La existencia de estos campos ha pasado casi desapercibida a lo largo de los años. Los japoneses-estadounidenses se convirtieron en un problema de seguridad nacional cuando el país se concentró en atacar los frentes enemigos en Europa y el Pacífico. La ayuda vital que ofreció EEUU para derrotar al régimen nazi eclipsó, tanto en el interior como fuera del país, lo que estaba pasando dentro de sus fronteras.

«Estos campos son, sin duda, uno de los capítulos más vergonzosos de la historia reciente de Estados Unidos», explica Alysa Lynch, una de las responsables de Manzanar.

El Gobierno intenta desde hace unos años divulgar su historia, conservando principalmente lo que queda de cada una de aquellas instalaciones. «No sabía que había ocurrido esto», cuenta a AFP Jason Adler, un estadounidense originario de Ohio que visita con su hijo los restos del campo. «Creo que debemos hacer más por recordarlo y para contar lo que pasó. La gente debe saber que hubo campos de concentración en Estados Unidos», apunta.

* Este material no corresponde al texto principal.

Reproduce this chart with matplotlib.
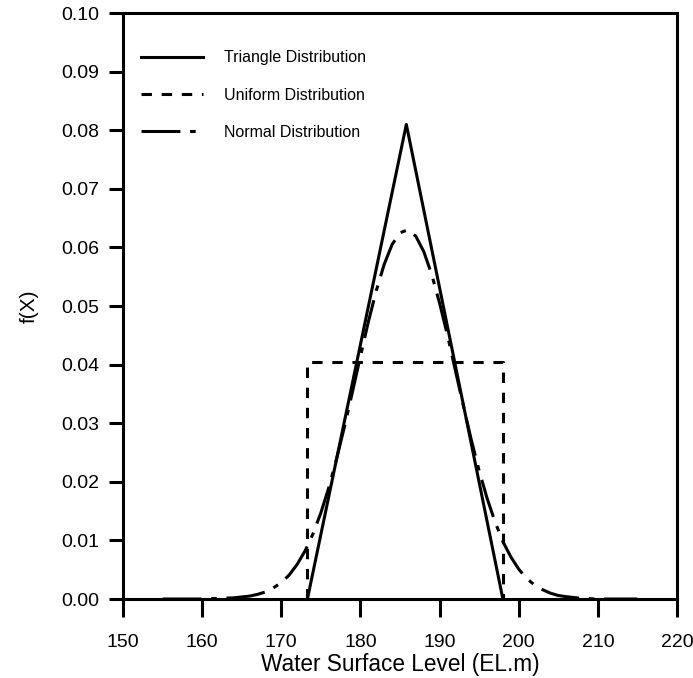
import matplotlib
matplotlib.use("Agg")
import matplotlib.pyplot as plt

plt.rcParams['font.family'] = ['Liberation Sans', 'DejaVu Sans']
plt.rcParams['lines.scale_dashes'] = False

# triangle distribution vertices
tri_x = [173.3, 185.8, 198.0]
tri_y = [0.0, 0.081, 0.0]

# uniform distribution outline
uni_x = [173.3, 173.3, 198.0, 198.0]
uni_y = [0.0, 0.0405, 0.0405, 0.0]

# normal distribution
norm_x = [155, 160, 162, 164, 166, 167, 168, 169, 170, 171, 172, 173, 174, 175, 176,
          177, 178, 179, 180, 181, 182, 183, 184, 185, 186, 187, 188, 189, 190, 191,
          192, 193, 194, 195, 196, 197, 198, 199, 200, 201, 202, 203, 204, 205, 206,
          208, 210, 215]
norm_y = [0.0, 0.0, 0.0001, 0.0002, 0.0005, 0.0008, 0.0012, 0.0019, 0.0028, 0.0041,
          0.0059, 0.0082, 0.0111, 0.0147, 0.0190, 0.0240, 0.0295, 0.0354, 0.0414,
          0.0473, 0.0526, 0.0571, 0.0605, 0.0625, 0.0630, 0.0619, 0.0593, 0.0554,
          0.0505, 0.0450, 0.0390, 0.0330, 0.0272, 0.0219, 0.0172, 0.0132, 0.0098,
          0.0072, 0.0051, 0.0035, 0.0024, 0.0016, 0.0010, 0.0006, 0.0004, 0.0001,
          0.0, 0.0]

xticks = [150, 160, 170, 180, 190, 200, 210, 220]
yticks = [0.00, 0.01, 0.02, 0.03, 0.04, 0.05, 0.06, 0.07, 0.08, 0.09, 0.10]

fig = plt.figure(figsize=(6.93, 6.78), dpi=100)
ax = fig.add_axes([0.1775, 0.1165, 0.7994, 0.8643])

lw = 2.2
ax.plot(tri_x, tri_y, color='black', lw=lw, label='Triangle Distribution')
ax.plot(uni_x, uni_y, color='black', lw=lw, linestyle=(0, (7.5, 7)),
        label='Uniform Distribution')
ax.plot(norm_x, norm_y, color='black', lw=lw, linestyle=(0, (28, 7, 4, 7)),
        label='Normal Distribution')

ax.set_xlim(150, 220)
ax.set_ylim(0, 0.10)
ax.set_xticks(xticks)
ax.set_yticks(yticks)
ax.set_yticklabels([f"{v:.2f}" for v in yticks])

for s in ax.spines.values():
    s.set_linewidth(2.2)
ax.tick_params(axis='both', direction='out', width=2.2, labelsize=14)
ax.tick_params(axis='x', length=13, pad=12)
ax.tick_params(axis='y', length=10, pad=7)

ax.set_xlabel("Water Surface Level (EL.m)", fontsize=16.3, labelpad=1.5)
ax.set_ylabel("f(X)", fontsize=15, labelpad=16)

ax.legend(loc='upper left', bbox_to_anchor=(0.006, 0.961), frameon=False,
          fontsize=11.5, handlelength=3.9, handletextpad=1.3, labelspacing=1.4)

fig.savefig("out.png", dpi=100)
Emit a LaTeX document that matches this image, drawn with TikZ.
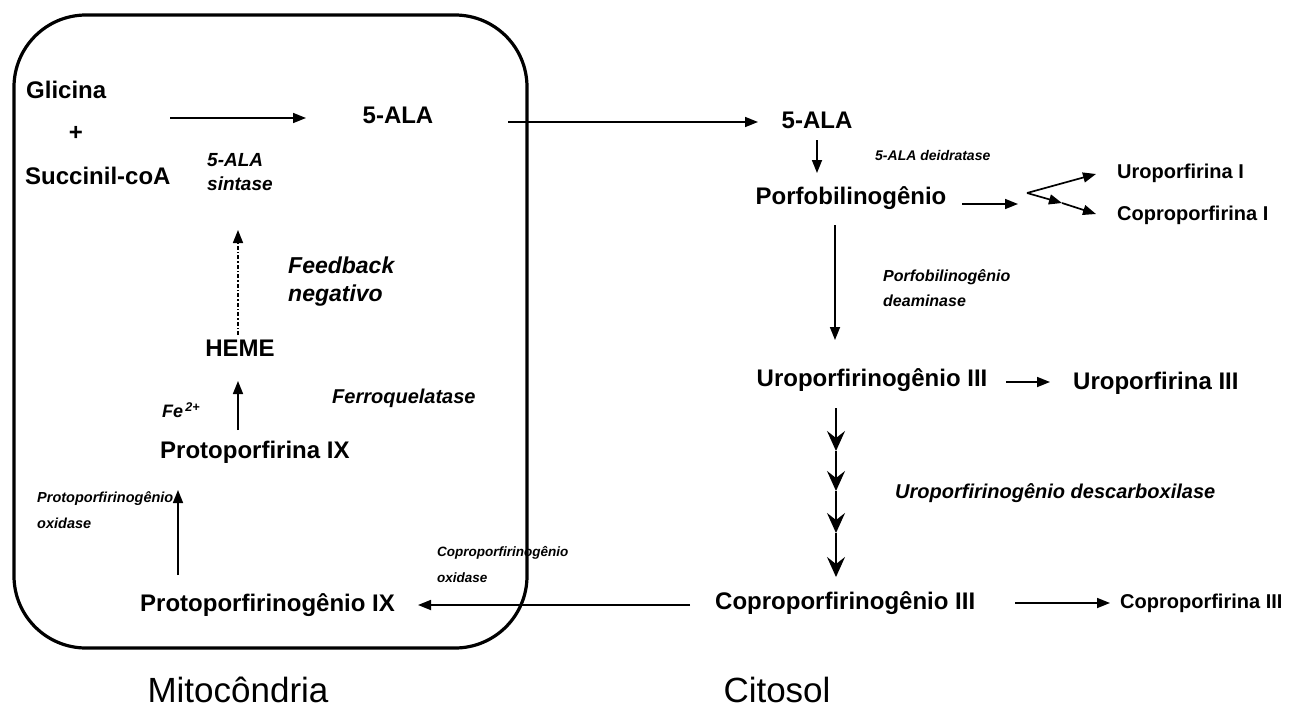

Washington terminó por reconocer que la medida fue un error y se disculpó con las víctimas. La Administración de Ronald Reagan indemnizó a cada superviviente con 20.000 dólares en 1988.

«No fue suficiente, pero al menos admitieron que se equivocaron», señala Kakuuchi. Cuando las barreras de los campos se levantaron para siempre en 1945, se dio cuenta de que su vida pasada había desaparecido. «Me dieron 20 dólares y un billete de transporte. Pero no tenía adónde ir. Fue duro volver a empezar», asegura.